Floral prints are considered to be a staple and definitive in world of fashion. We often see floral patterns throughout magazines, books, and somewhere in our daily life. Clothing is also scattered with designs of floral prints. It attracts quite a number of people and they love to pick out ones that are decorated with flowers.
Floral patterns caught popularity in Europe since the 17th and 18th centuries. During that time, most clothing was very basic and singular until the introduction of the floral print. Even though it gained notoriety rather quickly, it did cause controversy due to the fact that the flowers were made out of cotton. Government did not want the people to wear flower skirts made of cotton and tried to suppress them. Even with the government suppression, the floral print was still extremely popular among the people due to its unique design that strayed away from monotony.

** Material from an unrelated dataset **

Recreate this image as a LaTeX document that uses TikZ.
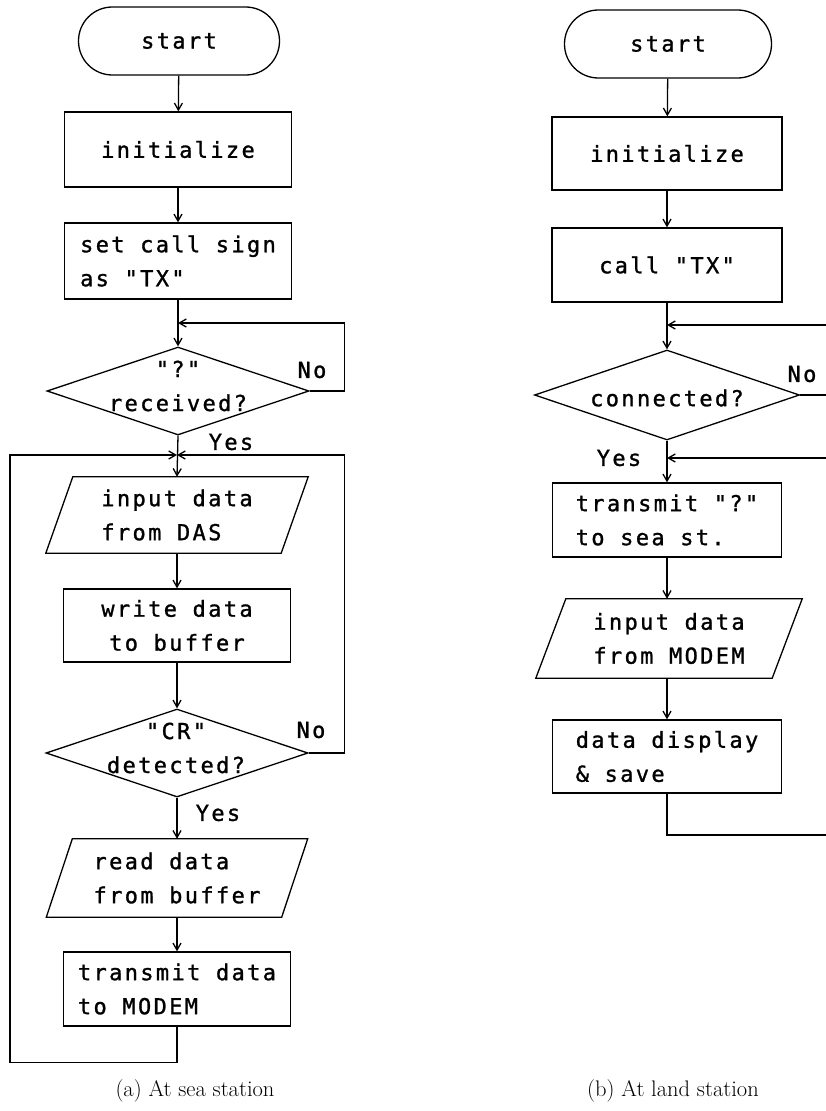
\documentclass[tikz,border=0pt]{standalone}
\usepackage{fontspec}
\newfontfamily\flfont[LetterSpace=10.7,FakeBold=1.2]{DejaVu Sans Mono}
\usetikzlibrary{shapes.geometric,arrows.meta,calc}
\tikzset{
  ln/.style={line width=1.3pt},
  arr/.style={ln,-{Straight Barb[length=7pt,width=8pt]}},
  txt/.style={font=\flfont\fontsize{22}{34}\selectfont,inner sep=0pt},
  box/.style={txt,draw,ln,rectangle,minimum width=227pt},
  term/.style={txt,draw,ln,rectangle,rounded corners=33.9pt},
  dia/.style={draw,ln,diamond,inner sep=0pt,minimum width=262pt,minimum height=88pt},
  para/.style={txt,rectangle,minimum width=235pt},
  captxt/.style={font=\fontsize{22.5}{26}\selectfont,inner sep=0pt}
}
\newcommand\paraframe[2]{%
  \draw[ln] ($(#1.north west)+(#2,0)$) -- ($(#1.north east)+(#2,0)$)
    -- ($(#1.south east)-(#2,0)$) -- ($(#1.south west)-(#2,0)$) -- cycle;}
\begin{document}
\begin{tikzpicture}[x=1pt,y=-1pt]
\useasboundingbox (0,0) rectangle (826,1111);
\fill[white] (0,0) rectangle (826,1111);

% ---------------- (a) sea station ----------------
\node[term,minimum width=201pt,minimum height=68pt] (s1) at (179,41) {start};
\node[box,minimum height=75pt] (i1) at (178,149.5) {initialize};
\node[box,align=left,minimum height=76pt] (c1) at (178,261) {set call sign\\as "TX"};
\node[dia] (d1) at (178,391) {};
\node[txt,align=center] (d1t) at (178,386) {"?"\\received?};
\node[para,align=left,minimum height=76pt] (in1) at (177,515) {input data\\from DAS};
\paraframe{in1}{13.5}
\node[box,align=center,minimum height=73pt] (wr1) at (177,625.5) {write data\\to buffer};
\node[dia] (d2) at (177,753) {};
\node[txt,align=center] (d2t) at (176,748) {"CR"\\detected?};
\node[para,align=left,minimum height=78pt] (rd1) at (177,878) {read data\\from buffer};
\paraframe{rd1}{13}
\node[box,align=left,minimum height=74pt] (tx1) at (177,989) {transmit data\\to MODEM};

\coordinate (m1) at (178,323);
\coordinate (m2) at (177,455);

\draw[arr] (s1) -- (i1);
\draw[arr] (i1) -- (c1);
\draw[arr] (c1.south) -- (d1.north);
\draw[arr] (d1.east) -- ++(35,0) |- (m1);
\draw[arr] (d1.south) -- (in1.north);
\draw[arr] (tx1.south) -- ++(0,36) -- ++(-167,0) |- (m2);
\draw[arr] (d2.east) -- ++(36,0) |- (m2);
\draw[arr] (in1) -- (wr1);
\draw[arr] (wr1.south) -- (d2.north);
\draw[arr] (d2.south) -- (rd1.north);
\draw[arr] (rd1) -- (tx1);

\node[txt] (no1) at (312,370) {No};
\node[txt] (yes1) at (231,442) {Yes};
\node[txt] (no2) at (311,730) {No};
\node[txt] (yes2) at (218,813) {Yes};

% ---------------- (b) land station ----------------
\node[term,minimum width=207pt,minimum height=68pt] (s2) at (668,44) {start};
\node[box,minimum width=230pt,minimum height=73pt] (i2) at (667,153.5) {initialize};
\node[box,minimum width=230pt,minimum height=74pt] (c2) at (667,265) {call "TX"};
\node[dia,minimum width=265pt,minimum height=90pt] (d3) at (667,395) {};
\node[txt] (d3t) at (667,398) {connected?};
\node[box,align=left,minimum width=229pt,minimum height=74pt] (t2) at (667,520) {transmit "?"\\to sea st.};
\node[para,align=left,minimum width=236pt,minimum height=79pt] (in2) at (669,638.5) {input data\\from MODEM};
\paraframe{in2}{15}
\node[box,align=left,minimum width=229pt,minimum height=73pt] (dd2) at (667,756.5) {data display\\\& save};

\coordinate (m3) at (667,325);
\coordinate (m4) at (667,458);
\coordinate (r1) at (827,395);
\coordinate (r2) at (827,325);
\coordinate (r3) at (827,458);
\coordinate (r4) at (827,835);

\draw[arr] (s2) -- (i2);
\draw[arr] (i2) -- (c2);
\draw[arr] (c2.south) -- (d3.north);
\draw[ln] (d3.east) -- (r1);
\draw[arr] (r2) -- (m3);
\draw[arr] (r3) -- (m4);
\draw[arr] (d3.south) -- (t2.north);
\draw[arr] (t2.south) -- (t2.south |- in2.north);
\draw[arr] (in2.south -| dd2.north) -- (dd2.north);
\draw[ln] (dd2.south) |- (r4);

\node[txt] (no3) at (802,374) {No};
\node[txt] (yes3) at (619,458) {Yes};

% captions
\node[captxt] (ca) at (195,1091) {(a) At sea station};
\node[captxt] (cb) at (673,1091) {(b) At land station};
\end{tikzpicture}
\end{document}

Floral prints often go hand in hand with casual and comfortable outfits. Let’s dig into the history of women liberating their bodies and giving up corsets. At the beginning of the 20th century, people began to break away from the rationality and indifference of the Victorian era and began to pursue a more “free way of life.” This is when corsets and girdles have been increasingly questioned. These attires to represent modesty had sent citizens into a frenzy. In 1904, British women politicians launched a campaign against restricting women’s bodies and clothing. France agreed with this movement and followed suit.
The 20th century marked a revolutionary period of American fashion. Both European and American countries have opened a new era of fashion during this time. Finally, women could take off their corsets which restricted their movement and health and replace it with their free choice of elegant and non-restrictive clothing. This is when floral prints became more mainstream. With this cause, it effected the industrial revolution introduction of new manufacturing processes, which made it much easier to obtain printed fabrics.

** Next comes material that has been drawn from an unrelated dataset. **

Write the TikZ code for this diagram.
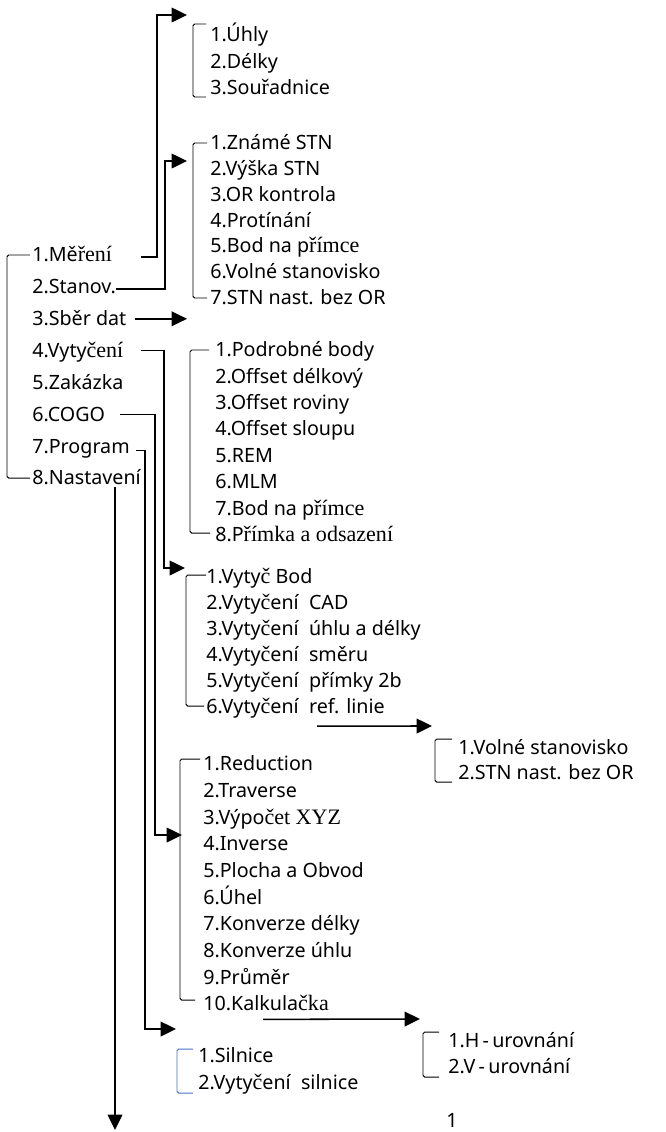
\documentclass[tikz,border=0pt]{standalone}
\usepackage{fontspec}
\setmainfont{Noto Sans}
\newfontfamily\srf[Scale=1.12]{Liberation Serif}
\usetikzlibrary{arrows.meta}
\definecolor{brblue}{RGB}{68,114,196}
\tikzset{
  item/.style={anchor=west,inner sep=0pt,text height=11pt,text depth=1.5pt,font=\fontsize{14}{16}\selectfont},
  link/.style={line width=1.1pt,-{Triangle[length=11pt,width=10.5pt]}},
  brace/.style={line width=0.7pt,rounded corners=1.2pt},
}
\begin{document}
\begin{tikzpicture}[x=0.025cm,y=-0.025cm]
\useasboundingbox (0,0) rectangle (665,1132);

\foreach \t [count=\i] in {1.Mě{\srf ření},2.Stanov.,3.Sběr dat,4.Vyty{\srf čení},5.Zakázka,6.COGO,7.Program,8.Nastavení}
  \node[item] (m\i) at (32,{255+31.9*(\i-1)}) {\t};
\foreach \t [count=\i] in {1.Úhly,2.Délky,3.Sou{\srf ř}adnice}
  \node[item] (a\i) at (210,{35+26.5*(\i-1)}) {\t};
\foreach \t [count=\i] in {1.Známé STN,2.Výška STN,3.OR kontrola,4.Protínání,5.Bod na p{\srf římce},6.Volné stanovisko,7.STN nast. bez OR}
  \node[item] (b\i) at (210,{143+25.8*(\i-1)}) {\t};
\foreach \t [count=\i] in {1.Podrobné body,2.Offset délkový,3.Offset roviny,4.Offset sloupu,5.REM,6.MLM,7.Bod na p{\srf římce},8.P{\srf římka a odsazení}}
  \node[item] (c\i) at (215,{350+26.4*(\i-1)}) {\t};
\foreach \t [count=\i] in {1.Vyty{\srf č} Bod,2.Vyty{\srf č}ení~ CAD,3.Vyty{\srf č}ení~ úhlu a délky,4.Vyty{\srf č}ení~ směru,5.Vyty{\srf č}ení~ přímky 2b,6.Vyty{\srf č}ení~ ref. linie}
  \node[item] (d\i) at (206,{577+26*(\i-1)}) {\t};
\foreach \t [count=\i] in {1.Volné stanovisko,2.STN nast. bez OR}
  \node[item] (e\i) at (458,{748+25*(\i-1)}) {\t};
\foreach \t [count=\i] in {1.Reduction,2.Traverse,3.Výpo{\srf čet XYZ},4.Inverse,5.Plocha a Obvod,6.Úhel,7.Konverze délky,8.Konverze úhlu,9.Průměr,10.Kalkula{\srf čka}}
  \node[item] (f\i) at (203,{764+26.7*(\i-1)}) {\t};
\foreach \t [count=\i] in {1.H\,-\,urovnání,2.V\,-\,urovnání}
  \node[item] (g\i) at (448,{1041+26*(\i-1)}) {\t};
\foreach \t [count=\i] in {1.Silnice,2.Vyty{\srf č}ení~ silnice}
  \node[item] (h\i) at (198,{1056+27*(\i-1)}) {\t};
\node[item,anchor=center] (pg) at (452,1121) {1};

% brackets
\draw[brace] (30,255) -| (7,478) -- (30,478);
\draw[brace] (206,24) -| (193,97) -- (206,97);
\draw[brace] (207,143) -| (193,298) -- (207,298);
\draw[brace] (209,350) -| (190,533) -- (210,533);
\draw[brace] (206,575) -| (186,706) -- (204,706);
\draw[brace] (452,739) -| (435,782) -- (452,782);
\draw[brace] (200,759) -| (180,1000) -- (195,1000);
\draw[brace] (439,1032) -| (423,1077) -- (439,1077);
\draw[brace,brblue] (193,1049) -| (177,1093) -- (193,1093);

\coordinate (cA) at (157,15);   \coordinate (tA) at (187,15);
\coordinate (cB) at (165,161);  \coordinate (tB) at (187,161);
\coordinate (tC) at (187,320);
\coordinate (cD) at (164,568);  \coordinate (tD) at (185,568);
\coordinate (tE) at (432,726);
\coordinate (cF) at (155,835);  \coordinate (tF) at (182,835);
\coordinate (tG) at (420,1019);
\coordinate (cH) at (145,1029); \coordinate (tH) at (176,1029);
\coordinate (tN) at (115,1130);

\draw[link] (m1.east) ++(29,2) -| (cA) -- (tA);
\draw[link] (m2.east) ++(0,2) -| (cB) -- (tB);
\draw[link] (m3.east) ++(8,0) -- (m3.east -| tC);
\draw[link] (m4.east) ++(17,0) -| (cD) -- (tD);
\draw[link] (m6.east) ++(15,0) -| (cF) -- (tF);
\draw[link] (m7.east) ++(6,4) -| (cH) -- (tH);
\draw[link] (m8.south -| tN) -- (tN);
\draw[link] (d6.south west) ++(111,10) -- (tE);
\draw[link] (f10.south west) ++(60,6) -- (tG);
\end{tikzpicture}
\end{document}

Since then, the floral motifs have been loved and accepted by major brands and designers. During the 1950s, Pop art originated in the UK and found its way to the United States in the early 1960s. The pop art movement was greatly developed in the United States due to the influence of many celebrity artists that were represented by Andy Warhol, who was the leading figure in the visual arts movement. Pop art design are bold and use a large number of patterns to create bright and dynamic clothing. During this movement, we could see large flower patterns on A-line miniskirts, and women wearing flower scarves. Hippies could be seen wearing bell bottoms with floral patterns, vests or elegant skirts, all with bold floral adornments.
As the floral prints have become a timeless fashion, many choose to wear dresses and blouses adorned with floral prints. Becoming an essential part of your wardrobe style during the spring and summer, the floral print is a basic necessity for women nowadays. Here, we will guide you to become a qualified fashionista with these easy to pair fits. You can refer to our matching guide below:
Floral Blouse + Jeans
This combination is simple and basic, yet pleasing on the eye and fashionable. The floral printed blouse and the jeans mix together to combine a casual look that cannot be beat. The jeans neutralize the floral blouse to form a cohesive fashion statement.
Floral Top + Woven Accessories
When wearing floral tops, a must have accessory is a woven bag. These go together like Adam & Eve. No matter the place or event, look your best with this pairing. It doesn’t matter whether a trend changes or not, this collaboration will surely still be glam!
No.1 Dark Floral Prints are more fashionable
If we are to rank floral prints attire according to their fashion level, the floral prints with a dark background are the top pick. This pairing will not give the effect of an over-the-top feeling that might make some people uncomfortable. The neutral dark colors are more inviting and creates a more soothing effect, thus making it more in fashion.